2011 has given me lots of cool things. This is one of them.
Writing slash fiction
I love telling people that I write slash fic. Especially academic-type people. I love explaining to them what slash fic is (I’m getting better at it). I love being awesome and ok about the whole thing and not giving a fuck what anyone thinks about it. Because, what I’ve discovered is that most people? Don’t give a shit. Which is cool by me.
I’ve been reading slash fic for over a year now, but, until 2011, I had never written any myself. Hell, I’d never even written vanilla fan fic, much less told anyone about it or let anyone read it. This year, thanks to my unintentionally enabling adviser, I did.
I couldn’t tell you exactly what he said, specifically, that gave me the courage to write as me, rather than as my academic self. Just a general encouragement of my thinking, I think. So a sub-thanks to 2011 for said adviser: though he was alternately bemused and uncomfortable with further discussions of slash in my writings for his course, his encouragement–however unknowing as to its ultimate ends–was invaluable. Cheers, adviser.
Writing slash fiction–and posting it, letting other people read and comment on it–has changed the way that I write: not just my process but my style. I’m a master of a long, multi-clause sentence in my academic writing; I can write a lot of bullshit and make it sound like a revelation. Trying to learn the craft of slash fic hasn’t eliminated this tendency, but now my sentence are less formal, full of commas, more interested in flow and sound and movement than in complication or erudition.
In my prose, my style is choppier, more succient. Focused on action, on emotion, on sketching a scene rather than writing the hell out of it. In prose, I find myself suggesting, rather than stating multiple times, on crafting the boundaries of whatever’s happening and asking the reader to fill in the rest. Or I am super metaphor-heavy–not when writing sex scenes, because that shit makes me crazy as a reader, but in describing a scene, or an emotion, or even a series of actions. One of my early commenters called this “poetic,” though I’m not sure what she meant by that. Or what I take that term to mean. One of my colleagues calls my style “eclectic.” Same questions here.

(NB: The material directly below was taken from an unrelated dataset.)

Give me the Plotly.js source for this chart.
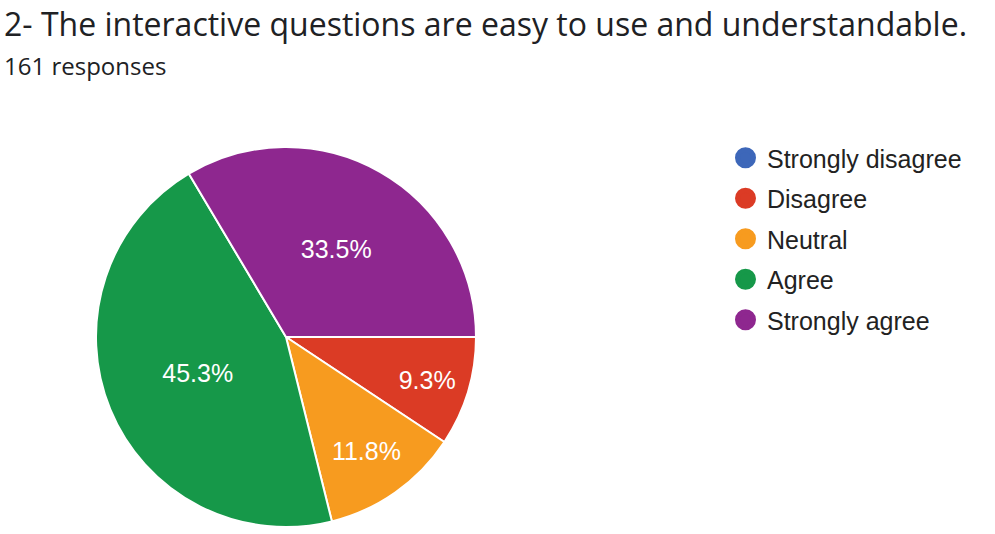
<!DOCTYPE html>
<html>
<head>
<meta charset="utf-8">
<script src="https://cdn.plot.ly/plotly-3.0.1.min.js"></script>
<style>
  html, body { margin: 0; padding: 0; background: #fff; }
  #chart { width: 995px; height: 534px; }
</style>
</head>
<body>
<div id="chart"></div>
<script>
// 回答データ（161件）
const categories = ["Strongly disagree", "Disagree", "Neutral", "Agree", "Strongly agree"];
const counts = [0, 15, 19, 73, 54];
const colors = ["#3d67b9", "#db3b25", "#f79b1f", "#169849", "#8e278f"];

const titleText = "2- The interactive questions are easy to use and understandable.";
const subtitleText = "161 responses";

// 円グラフ本体
const pie = {
  type: "pie",
  labels: categories,
  values: counts,
  sort: false,
  direction: "clockwise",
  rotation: 90,
  marker: { colors: colors, line: { color: "#ffffff", width: 2 } },
  texttemplate: "%{percent:.1%}",
  textposition: "inside",
  insidetextorientation: "horizontal",
  textfont: { family: "Liberation Sans, Arial, sans-serif", size: 25, color: "#ffffff" },
  domain: { x: [96 / 995, 476 / 995], y: [1 - 527 / 534, 1 - 147 / 534] },
  showlegend: false,
  hoverinfo: "label+percent"
};

// 凡例用（丸いマーカーにするためのダミー）
const legendTraces = categories.map((name, i) => ({
  type: "scatter",
  mode: "markers",
  x: [null],
  y: [null],
  name: name,
  legendgroup: "g" + i,
  marker: { color: colors[i], size: 16, symbol: "circle", line: { color: colors[i], width: 5 } },
  hoverinfo: "skip"
}));

const layout = {
  width: 995,
  height: 534,
  margin: { l: 0, r: 0, t: 0, b: 0 },
  paper_bgcolor: "#ffffff",
  plot_bgcolor: "#ffffff",
  xaxis: { visible: false },
  yaxis: { visible: false },
  showlegend: true,
  legend: {
    x: 724 / 995,
    y: 1 - 135 / 534,
    xanchor: "left",
    yanchor: "top",
    tracegroupgap: 5,
    itemwidth: 33,
    font: { family: "Liberation Sans, Arial, sans-serif", size: 25, color: "#222222" }
  },
  annotations: [
    {
      text: titleText,
      xref: "paper", yref: "paper",
      x: 2 / 995, y: 1,
      xanchor: "left", yanchor: "top",
      showarrow: false,
      font: { family: "Open Sans, sans-serif", size: 32, color: "#202124" }
    },
    {
      text: subtitleText,
      xref: "paper", yref: "paper",
      x: 2 / 995, y: 1 - 47 / 534,
      xanchor: "left", yanchor: "top",
      showarrow: false,
      font: { family: "Open Sans, sans-serif", size: 24, color: "#202124" }
    }
  ]
};

Plotly.newPlot("chart", [pie].concat(legendTraces), layout, { displayModeBar: false, staticPlot: true });
</script>
</body>
</html>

I think what struck me was that I actually *have* a style as a writer, as a writer of fiction. Which is just weird. And I *like* my style. I read stuff by Killa, for example, whose work I admire tremendously, and her style is lush, romantic, complicated, and beautiful. And at first I beat myself about that: why don’t *I* write this way? Now, I’m ok with saying: hey, I *don’t* write that way. She and I tell stories in different ways. And slash fic’s ability to hold all of these different styles and genres and subgenres within its textual body is one of the many things that I love about it, that makes it so much fun to play in as both a reader and a writer.
For some reason, writing slash fic gave me permission to call myself “a writer.” Which, again, awesome. But also weird. In a good way.
I’m more patient with my writing, now. I’ve preached process to my students for two years and actively ignored it in my own work. I actually use drafting and revising and proofreading in my slash. Still don’t really do it with my academic writing, though. It feels like there’s a key distinction in my head between “writing for school” (which often falls into the category of “dancing monkey” writing, or perform for some prof what you’ve learned) and “writing.” And I’ve been trained in composition pedagogy and theory, and I do that shit three times a week. And slash is what makes the writing process something that I actually want to do, rather than just refer to? Crazy. Also, from a teaching perspective, both freeing and discouraging. The more I teach writing, the more I question what exactly it is that we can teach, and why.
My brother put it best, I think, when he said that anything that made me love writing again had to be worthwhile. I suppose I hadn’t realized that I’d lost the love for it until I started loving it again. Or are those the lyrics to an Everley Brothers’ song?
So cheers, 2011, for giving me the courage to be a writer.